### BRIEF
Retype the opening lines of the data exactly, stopping after the line that contains "16, 6, 1, 0, 0]". Skip every picture.

>> START

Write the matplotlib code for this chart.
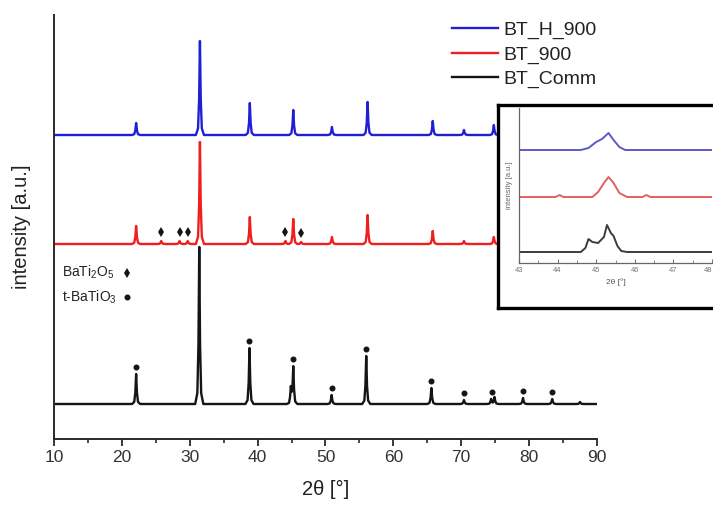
import numpy as np
import matplotlib
matplotlib.use("Agg")
import matplotlib.pyplot as plt
from matplotlib.ticker import MultipleLocator

plt.rcParams["font.family"] = ["Liberation Sans", "DejaVu Sans"]
plt.rcParams["mathtext.fontset"] = "custom"
plt.rcParams["mathtext.rm"] = "Liberation Sans"
plt.rcParams["mathtext.it"] = "Liberation Sans:italic"

# ---- diffraction peak tables: 2θ [°] and intensity [a.u.] above baseline ----
comm_pos = [22.1, 31.4, 38.8, 44.9, 45.25, 50.9, 56.0, 65.6, 70.4, 74.4, 74.9, 79.1, 83.4, 87.5]
comm_int = [30, 157, 56, 16, 37, 9, 48, 16, 4, 5, 7, 6, 5, 2]

bt900_pos = [22.1, 25.8, 28.5, 29.7, 31.5, 38.85, 44.1, 45.25, 46.4, 50.95, 56.2, 65.8, 70.4, 74.8]
bt900_int = [18, 3, 3, 3, 102, 27, 3, 25, 2, 7, 29, 13, 3, 7]

bth900_pos = [22.1, 31.5, 38.85, 45.25, 50.95, 56.2, 65.8, 70.4, 74.8]
bth900_int = [12, 94, 32, 25, 8, 33, 14, 5, 10]

# phase markers
batio3_marks = [22.1, 38.8, 45.25, 50.9, 56.0, 65.6, 70.4, 74.5, 79.1, 83.4]
bati2o5_marks = [25.8, 28.5, 29.7, 44.1, 46.4]

# ---- inset (43–48°) traces, intensity above baseline ----
ins_ticks = [43, 44, 45, 46, 47, 48]
ins_blue_x = [43.0, 44.6, 44.8, 45.0, 45.15, 45.32, 45.45, 45.6, 45.75, 48.0]
ins_blue_y = [0, 0, 2, 8, 11, 17, 10, 3, 0, 0]
ins_red_x = [43.0, 43.95, 44.05, 44.15, 44.9, 45.05, 45.2, 45.32, 45.45, 45.6, 45.8, 46.2, 46.3, 46.4, 48.0]
ins_red_y = [0, 0, 2, 0, 0, 5, 14, 20, 14, 4, 0, 0, 2, 0, 0]
ins_black_x = [43.0, 44.6, 44.72, 44.8, 44.9, 45.05, 45.2, 45.28, 45.38, 45.45, 45.55, 45.65, 45.8, 48.0]
ins_black_y = [0, 0, 4, 13, 10, 9, 15, 27, 19, 16, 6, 1, 0, 0]

# peak shape template (offsets in ° and fraction of peak height)
shape_dx = np.array([-0.6, -0.28, -0.12, 0.0, 0.12, 0.28, 0.6])
shape_fr = np.array([0.0, 0.07, 0.38, 1.0, 0.38, 0.07, 0.0])


def pattern(pos, amp, lo=10.0, hi=90.0):
    xs = [lo, hi]
    for p in pos:
        xs.extend(p + shape_dx)
    xs = np.unique(np.clip(xs, lo, hi))
    ys = np.zeros_like(xs)
    for p, a in zip(pos, amp):
        ys += np.interp(xs, p + shape_dx, a * shape_fr)
    return xs, ys


def local_top(xs, ys, x0, win=0.35):
    sel = np.abs(xs - x0) <= win
    return ys[sel].max()


W, H = 713, 507
fig = plt.figure(figsize=(W / 100, H / 100), dpi=100)

# main axes
ax = fig.add_axes([54 / W, (H - 439) / H, (597 - 54) / W, (439 - 15) / H])
ax.set_xlim(10, 90)
ax.set_ylim(0, 424)

blue = "#1f1fd6"
red = "#f01e1e"
black = "#151515"
off_comm, off_900, off_h900 = 35, 195, 304

xc, yc = pattern(comm_pos, comm_int)
x9, y9 = pattern(bt900_pos, bt900_int)
xh, yh = pattern(bth900_pos, bth900_int)

ax.plot(xh, yh + off_h900, color=blue, lw=1.7, label="BT_H_900", solid_joinstyle="round")
ax.plot(x9, y9 + off_900, color=red, lw=1.7, label="BT_900", solid_joinstyle="round")
ax.plot(xc, yc + off_comm, color=black, lw=1.7, label="BT_Comm", solid_joinstyle="round")

dot_y = [local_top(xc, yc, m) + off_comm + 7 for m in batio3_marks]
ax.plot(batio3_marks, dot_y, ls="none", marker="o", ms=3.3, color=black)
dia_y = [np.interp(m, x9, y9) + off_900 + 9 for m in bati2o5_marks]
ax.plot(bati2o5_marks, dia_y, ls="none", marker="d", ms=5.2, mew=0, color=black)

for s in ("top", "right"):
    ax.spines[s].set_visible(False)
for s in ("left", "bottom"):
    ax.spines[s].set_color("#2a2a2a")
    ax.spines[s].set_linewidth(1.4)
ax.set_yticks([])
ax.xaxis.set_major_locator(MultipleLocator(10))
ax.xaxis.set_minor_locator(MultipleLocator(5))
ax.tick_params(axis="x", which="major", direction="out", length=5, width=1.3,
               colors="#2a2a2a", labelsize=12.5, pad=3, labelcolor="#333333")
ax.tick_params(axis="x", which="minor", direction="out", length=3, width=1.2, colors="#2a2a2a")

fig.text(326 / W, 1 - 489 / H, "2θ [°]", ha="center", va="center", fontsize=14.5, color="#222222")
fig.text(22 / W, 1 - 227 / H, "intensity [a.u.]", ha="center", va="center", rotation=90,
         fontsize=14.5, color="#222222")

# phase key
fig.text(62 / W, 1 - 272 / H, r"BaTi$_2$O$_5$", ha="left", va="center", fontsize=10, color="#222222")
fig.text(62 / W, 1 - 297 / H, r"t-BaTiO$_3$", ha="left", va="center", fontsize=10, color="#222222")
fig.lines.append(plt.Line2D([127 / W], [1 - 273 / H], transform=fig.transFigure, ls="none",
                            marker="d", ms=5.2, mew=0, color=black))
fig.lines.append(plt.Line2D([127 / W], [1 - 297 / H], transform=fig.transFigure, ls="none",
                            marker="o", ms=3.3, color=black))

leg = fig.legend(loc="upper left", bbox_to_anchor=(452 / W, 1 - 21 / H), frameon=False,
                 fontsize=14, handlelength=2.35, handletextpad=0.3, labelspacing=0.36,
                 borderpad=0, borderaxespad=0)
for t in leg.get_texts():
    t.set_color("#222222")

# inset frame
fr = fig.add_axes([498 / W, (H - 308) / H, 225 / W, 203 / H])
fr.set_xticks([])
fr.set_yticks([])
fr.set_facecolor("white")
for s in fr.spines.values():
    s.set_linewidth(2.4)
    s.set_color("black")

# inset plot
ins = fig.add_axes([519 / W, (H - 263) / H, (712 - 519) / W, (263 - 108) / H])
ins.set_facecolor("none")
ins.set_xlim(43, 48)
ins.set_ylim(0, 155)
ins.plot(ins_blue_x, np.array(ins_blue_y) + 113, color="#5b5bc4", lw=1.4)
ins.plot(ins_red_x, np.array(ins_red_y) + 66, color="#e46060", lw=1.4)
ins.plot(ins_black_x, np.array(ins_black_y) + 11, color="#3c3c3c", lw=1.4)
for s in ("top", "right"):
    ins.spines[s].set_visible(False)
for s in ("left", "bottom"):
    ins.spines[s].set_color("#666666")
    ins.spines[s].set_linewidth(0.9)
ins.set_yticks([])
ins.set_xticks(ins_ticks)
ins.set_xticklabels([str(t) for t in ins_ticks])
ins.xaxis.set_minor_locator(MultipleLocator(0.5))
ins.tick_params(axis="x", which="major", direction="in", length=3, width=0.8,
                colors="#777777", labelsize=5.5, pad=3)
ins.tick_params(axis="x", which="minor", direction="in", length=2, width=0.6, colors="#777777")
ins.get_xticklabels()[-1].set_horizontalalignment("right")
ins.set_xlabel("2θ [°]", fontsize=6, color="#555555", labelpad=3)
ins.set_ylabel("intensity [a.u.]", fontsize=5.5, color="#666666", labelpad=4)

fig.savefig("out.png", dpi=100)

>> END

### FULL ANSWER
Write the matplotlib code for this chart.
import numpy as np
import matplotlib
matplotlib.use("Agg")
import matplotlib.pyplot as plt
from matplotlib.ticker import MultipleLocator

plt.rcParams["font.family"] = ["Liberation Sans", "DejaVu Sans"]
plt.rcParams["mathtext.fontset"] = "custom"
plt.rcParams["mathtext.rm"] = "Liberation Sans"
plt.rcParams["mathtext.it"] = "Liberation Sans:italic"

# ---- diffraction peak tables: 2θ [°] and intensity [a.u.] above baseline ----
comm_pos = [22.1, 31.4, 38.8, 44.9, 45.25, 50.9, 56.0, 65.6, 70.4, 74.4, 74.9, 79.1, 83.4, 87.5]
comm_int = [30, 157, 56, 16, 37, 9, 48, 16, 4, 5, 7, 6, 5, 2]

bt900_pos = [22.1, 25.8, 28.5, 29.7, 31.5, 38.85, 44.1, 45.25, 46.4, 50.95, 56.2, 65.8, 70.4, 74.8]
bt900_int = [18, 3, 3, 3, 102, 27, 3, 25, 2, 7, 29, 13, 3, 7]

bth900_pos = [22.1, 31.5, 38.85, 45.25, 50.95, 56.2, 65.8, 70.4, 74.8]
bth900_int = [12, 94, 32, 25, 8, 33, 14, 5, 10]

# phase markers
batio3_marks = [22.1, 38.8, 45.25, 50.9, 56.0, 65.6, 70.4, 74.5, 79.1, 83.4]
bati2o5_marks = [25.8, 28.5, 29.7, 44.1, 46.4]

# ---- inset (43–48°) traces, intensity above baseline ----
ins_ticks = [43, 44, 45, 46, 47, 48]
ins_blue_x = [43.0, 44.6, 44.8, 45.0, 45.15, 45.32, 45.45, 45.6, 45.75, 48.0]
ins_blue_y = [0, 0, 2, 8, 11, 17, 10, 3, 0, 0]
ins_red_x = [43.0, 43.95, 44.05, 44.15, 44.9, 45.05, 45.2, 45.32, 45.45, 45.6, 45.8, 46.2, 46.3, 46.4, 48.0]
ins_red_y = [0, 0, 2, 0, 0, 5, 14, 20, 14, 4, 0, 0, 2, 0, 0]
ins_black_x = [43.0, 44.6, 44.72, 44.8, 44.9, 45.05, 45.2, 45.28, 45.38, 45.45, 45.55, 45.65, 45.8, 48.0]
ins_black_y = [0, 0, 4, 13, 10, 9, 15, 27, 19, 16, 6, 1, 0, 0]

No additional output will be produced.